Ships, aeroplanes, and transport

As a rule, the larger the vehicle, the better suited it is to hydrogen over batteries. This is because a full tank of hydrogen produces more energy than a fully charged battery. Heavier vehicles – such as cargo ships and aircraft – are more energy intensive due to their greater weights. Airbus, the world’s largest aeroplane maker, has already said that it will produce hydrogen fuelled aeroplanes by 2035 as batteries alone cannot work for long distance flights. While Maersk, the largest shipping company, is investing in hydrogen, with ammonia seeming to be the likely form of hydrogen fuel for containerised shipping.

Clean steel and ironmaking

Blast furnaces have been working the same way for 1000 years. They turn iron ore into purified iron and steel by adding coking coal to iron ore pellets and melting them together at very high temperatures in a furnace. The coal removes the impurities in the iron ore, while producing vast quantities of carbon dioxide and slag. Hydrogen, however, can be used as a substitute for coal as it too can react with the impurities in iron ore and do so while producing no carbon dioxide.

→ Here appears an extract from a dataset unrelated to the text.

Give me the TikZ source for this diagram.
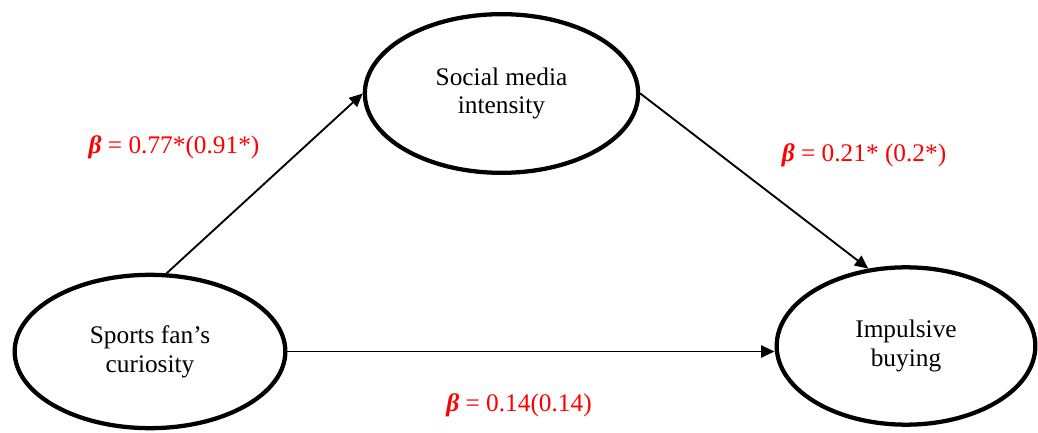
\documentclass[tikz,border=0pt]{standalone}
\usepackage{fontspec}
\setmainfont{Liberation Serif}
\usetikzlibrary{shapes.geometric, arrows.meta}

\begin{document}
\begin{tikzpicture}[x=0.75pt, y=0.75pt,
		construct/.style={draw, ellipse, line width=3.2pt, align=center, font=\fontsize{19}{21.5}\selectfont},
		link/.style={line width=1.4pt, -{Triangle[length=10pt, width=9pt]}},
		coef/.style={text=red, font=\fontsize{19}{21.5}\selectfont}]
		\useasboundingbox (0,0) rectangle (1038,432);
		\node[construct, minimum width=203pt, minimum height=115pt] (sf) at (150,80.5) {Sports fan’s\\curiosity};
		\node[construct, minimum width=205pt, minimum height=119pt] (smi) at (501.5,338.5) {Social media\\intensity};
		\node[construct, minimum width=194pt, minimum height=118pt] (ib) at (906,86) {Impulsive\\buying};
		\draw[link] (sf.78) -- (smi.west);
		\draw[link] (smi.east) -- (ib.116);
		\draw[link] (sf.east) -- (sf.east -| ib.west);
		\node[coef] (b1) at (174,285) {\textbf{\textit{β}} = 0.77*(0.91*)};
		\node[coef] (b2) at (864,277) {\textbf{\textit{β}} = 0.21* (0.2*)};
		\node[coef] (b3) at (519,27) {\textbf{\textit{β}} = 0.14(0.14)};
	\end{tikzpicture}
\end{document}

ArcelorMittal, the world’s leading steelmaker, has already completed a successful trial of a hydrogen steel plant in Germany.  They have invested €1 billion to construct the world’s first green hydrogen plant in Spain.[6]

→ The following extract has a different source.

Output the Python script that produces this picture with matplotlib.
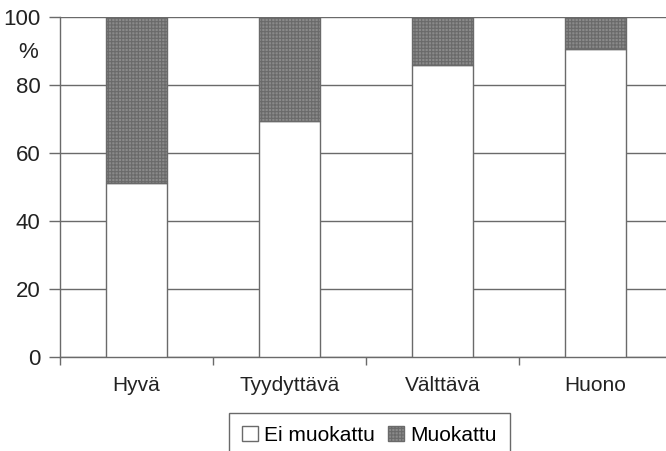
import matplotlib
matplotlib.use("Agg")
import matplotlib.pyplot as plt
import numpy as np

categories = ["Hyvä", "Tyydyttävä", "Välttävä", "Huono"]
ei_muokattu = [51.2, 69.3, 86.0, 90.7]
muokattu = [48.8, 30.7, 14.0, 9.3]
series_names = ["Ei muokattu", "Muokattu"]
yticks = [0, 20, 40, 60, 80, 100]

plt.rcParams['font.family'] = ['Liberation Sans', 'DejaVu Sans']
plt.rcParams['hatch.linewidth'] = 0.8
plt.rcParams['hatch.color'] = '#3c3c3c'

fig = plt.figure(figsize=(6.66, 4.51), dpi=100)
ax = fig.add_axes([60/666, 1-357/451, 612/666, 340/451])

x = np.arange(len(categories))
gc = '#6a6a6a'
ax.bar(x, ei_muokattu, width=0.4, color='white', edgecolor=gc, linewidth=1.0, zorder=3, label=series_names[0])
ax.bar(x, muokattu, bottom=ei_muokattu, width=0.4, color='#8a8a8a', edgecolor=gc, linewidth=1.0,
       hatch='+++++', zorder=3, label=series_names[1])

ax.set_xlim(-0.5, len(categories) - 0.5)
ax.set_ylim(0, 100)
ax.set_yticks(yticks)
ax.set_yticklabels([str(v) for v in yticks], fontsize=16, color='#222222')
ax.yaxis.grid(True, color=gc, linewidth=1.0, zorder=0)
ax.set_axisbelow(True)

ax.set_xticks(x)
ax.set_xticklabels(categories, fontsize=15, color='#222222')
ax.set_xticks(np.arange(len(categories) + 1) - 0.5, minor=True)
ax.tick_params(axis='x', which='major', length=0, pad=14)
ax.tick_params(axis='x', which='minor', length=6, color=gc, width=1.0, direction='out')
ax.tick_params(axis='y', length=8, color=gc, width=1.0, pad=6)

for s in ['top', 'right']:
    ax.spines[s].set_visible(False)
for s in ['left', 'bottom']:
    ax.spines[s].set_color(gc)
    ax.spines[s].set_linewidth(1.0)

fig.text(28/666, 1-52/451, "%", fontsize=16, ha='center', va='center', color='#222222')

leg = fig.legend(loc='upper left', bbox_to_anchor=(229/666, 1-413/451), ncol=2, fontsize=15,
                 frameon=True, fancybox=False, edgecolor='#444444', handlelength=0.8,
                 handleheight=0.8, handletextpad=0.3, columnspacing=0.6, borderpad=0.6,
                 borderaxespad=0)
leg.get_frame().set_linewidth(1.0)

fig.savefig("out.png", dpi=100)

Heating homes and buildings

Keeping houses warm in winter is one of the biggest producers of carbon dioxide in the world. Exact numbers differ between countries but in the United States, residential heating accounts for an estimated 20% of US greenhouse gas emissions.[7] In the UK, it’s estimated to account for one-third of GHG emissions.[8] In colder climates – like Canada’s – it can be even higher still. The attraction of hydrogen is that it can be substituted for natural gas in household heating without consumers noticing a difference. In cold climates, households can continue using a boiler to heat their homes running on hydrogen instead.

Green ammonia

Ammonia is arguably the most important chemical in the world. This is because it is essential in fertilisers and allows our planet to grow enough crops to feed 7 billion people. It is the second largest use of hydrogen, butthe hydrogen it uses is almost all derived from fossil fuels. Green hydrogen can remove fossil fuels from ammonia production and produce “green ammonia”, Aker Clean Hydrogen has already started doing this in Norway. While German industrial giant Thyssenkrupp and US fertiliser maker CF Industries have started trialing it in the US.